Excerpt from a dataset
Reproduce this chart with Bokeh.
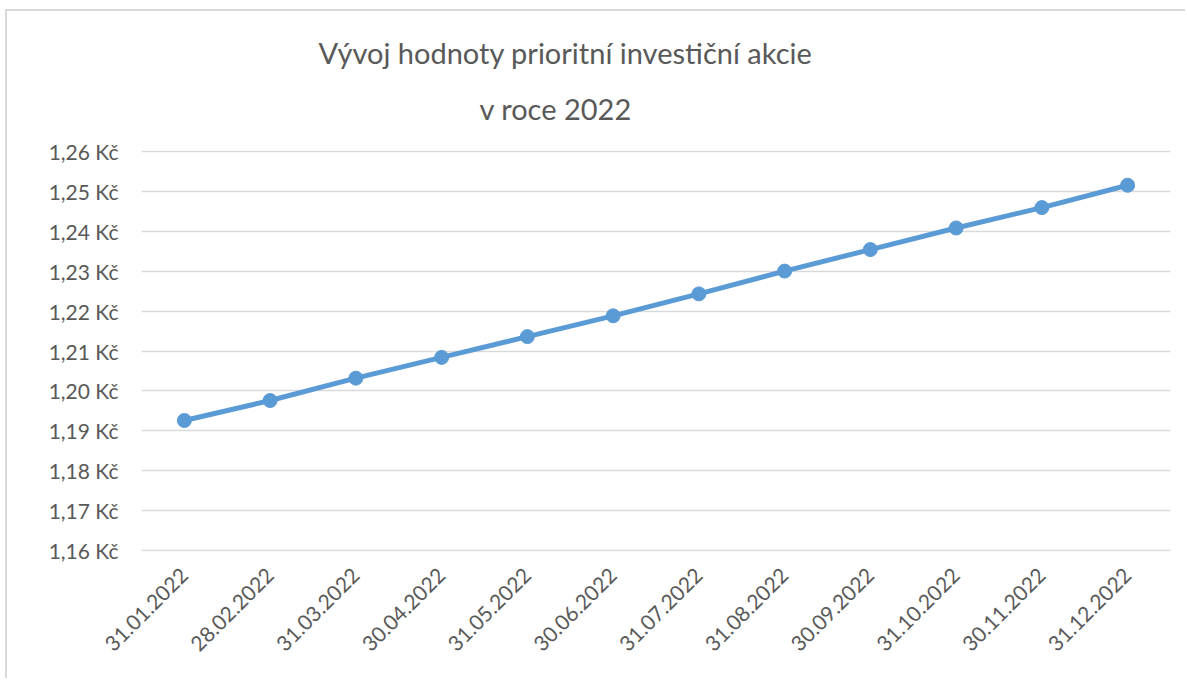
from bokeh.plotting import figure
from bokeh.models import FixedTicker, CustomJSTickFormatter, Title, ColumnDataSource
from bokeh.embed import file_html
from bokeh.resources import INLINE
import math

dates = ["31.01.2022", "28.02.2022", "31.03.2022", "30.04.2022", "31.05.2022", "30.06.2022",
         "31.07.2022", "31.08.2022", "30.09.2022", "31.10.2022", "30.11.2022", "31.12.2022"]
prices = [1.1926, 1.1976, 1.2032, 1.2084, 1.2136, 1.2188,
          1.2243, 1.2300, 1.2354, 1.2408, 1.2459, 1.2515]
y_ticks = [1.16, 1.17, 1.18, 1.19, 1.20, 1.21, 1.22, 1.23, 1.24, 1.25, 1.26]
title_lines = ["Vývoj hodnoty prioritní investiční akcie", "v roce 2022"]

FONT = "Lato"
GREY = "#595959"

src = ColumnDataSource(dict(x=dates, y=prices))

p = figure(x_range=dates, y_range=(1.1598, 1.2602), width=1180, height=669,
           output_backend="svg", toolbar_location=None,
           min_border_left=134, min_border_right=17, min_border_top=139, min_border_bottom=129)
p.styles = {"border-top": "2px solid #d9d9d9", "border-left": "2px solid #d9d9d9",
            "margin-top": "9px", "margin-left": "5px"}
p.outline_line_color = None
p.background_fill_color = "white"
p.title = None

p.line("x", "y", source=src, line_color="#5b9bd5", line_width=5)
p.scatter("x", "y", source=src, size=14, fill_color="#5b9bd5", line_color="#5b9bd5")

p.yaxis.ticker = FixedTicker(ticks=y_ticks)
p.yaxis.formatter = CustomJSTickFormatter(code="return tick.toFixed(2).replace('.', ',') + ' Kč';")
for ax in (p.xaxis, p.yaxis):
    ax.axis_line_color = None
    ax.major_tick_line_color = None
    ax.minor_tick_line_color = None
    ax.major_label_text_color = GREY
    ax.major_label_text_font = FONT
    ax.major_label_text_font_size = "21px"
p.yaxis.major_label_standoff = 17
p.xaxis.major_label_orientation = math.pi / 4
p.xaxis.major_label_standoff = 14

p.xgrid.grid_line_color = None
p.ygrid.grid_line_color = "#d9d9d9"
p.ygrid.grid_line_width = 1.5

t2 = Title(text=title_lines[1], align="left", offset=338, text_font=FONT, text_font_size="29px",
           text_font_style="normal", text_color=GREY, standoff=50)
t1 = Title(text=title_lines[0], align="left", offset=177, text_font=FONT, text_font_size="29px",
           text_font_style="normal", text_color=GREY, standoff=-12)
p.add_layout(t2, "above")
p.add_layout(t1, "above")

open("out.html", "w").write(file_html(p, INLINE))
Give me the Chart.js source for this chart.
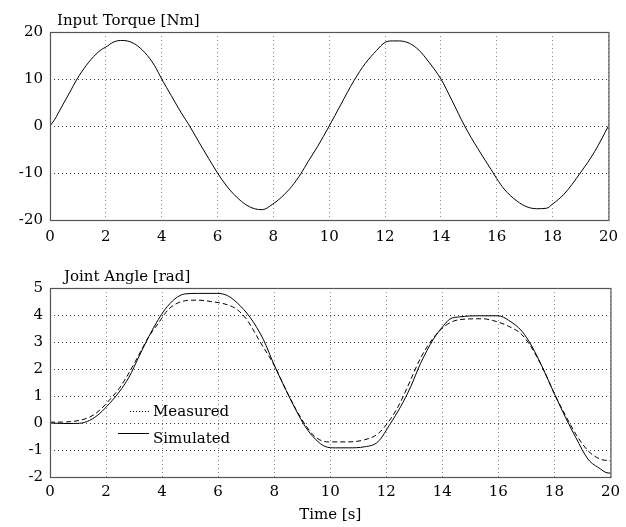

◆ Aim of the task ◆
Every line above should be returned exactly; the pictures stay out.

◆ Worked solution ◆
Reproduce this chart with Bokeh.
from bokeh.plotting import figure
from bokeh.models import FixedTicker, CustomJSTickFormatter, Title, ColumnDataSource
from bokeh.embed import file_html
from bokeh.resources import INLINE
import math

dates = ["31.01.2022", "28.02.2022", "31.03.2022", "30.04.2022", "31.05.2022", "30.06.2022",
         "31.07.2022", "31.08.2022", "30.09.2022", "31.10.2022", "30.11.2022", "31.12.2022"]
prices = [1.1926, 1.1976, 1.2032, 1.2084, 1.2136, 1.2188,
          1.2243, 1.2300, 1.2354, 1.2408, 1.2459, 1.2515]
y_ticks = [1.16, 1.17, 1.18, 1.19, 1.20, 1.21, 1.22, 1.23, 1.24, 1.25, 1.26]
title_lines = ["Vývoj hodnoty prioritní investiční akcie", "v roce 2022"]

FONT = "Lato"
GREY = "#595959"

src = ColumnDataSource(dict(x=dates, y=prices))

p = figure(x_range=dates, y_range=(1.1598, 1.2602), width=1180, height=669,
           output_backend="svg", toolbar_location=None,
           min_border_left=134, min_border_right=17, min_border_top=139, min_border_bottom=129)
p.styles = {"border-top": "2px solid #d9d9d9", "border-left": "2px solid #d9d9d9",
            "margin-top": "9px", "margin-left": "5px"}
p.outline_line_color = None
p.background_fill_color = "white"
p.title = None

p.line("x", "y", source=src, line_color="#5b9bd5", line_width=5)
p.scatter("x", "y", source=src, size=14, fill_color="#5b9bd5", line_color="#5b9bd5")

p.yaxis.ticker = FixedTicker(ticks=y_ticks)
p.yaxis.formatter = CustomJSTickFormatter(code="return tick.toFixed(2).replace('.', ',') + ' Kč';")
for ax in (p.xaxis, p.yaxis):
    ax.axis_line_color = None
    ax.major_tick_line_color = None
    ax.minor_tick_line_color = None
    ax.major_label_text_color = GREY
    ax.major_label_text_font = FONT
    ax.major_label_text_font_size = "21px"
p.yaxis.major_label_standoff = 17
p.xaxis.major_label_orientation = math.pi / 4
p.xaxis.major_label_standoff = 14

p.xgrid.grid_line_color = None
p.ygrid.grid_line_color = "#d9d9d9"
p.ygrid.grid_line_width = 1.5

t2 = Title(text=title_lines[1], align="left", offset=338, text_font=FONT, text_font_size="29px",
           text_font_style="normal", text_color=GREY, standoff=50)
t1 = Title(text=title_lines[0], align="left", offset=177, text_font=FONT, text_font_size="29px",
           text_font_style="normal", text_color=GREY, standoff=-12)
p.add_layout(t2, "above")
p.add_layout(t1, "above")

open("out.html", "w").write(file_html(p, INLINE))
Give me the Chart.js source for this chart.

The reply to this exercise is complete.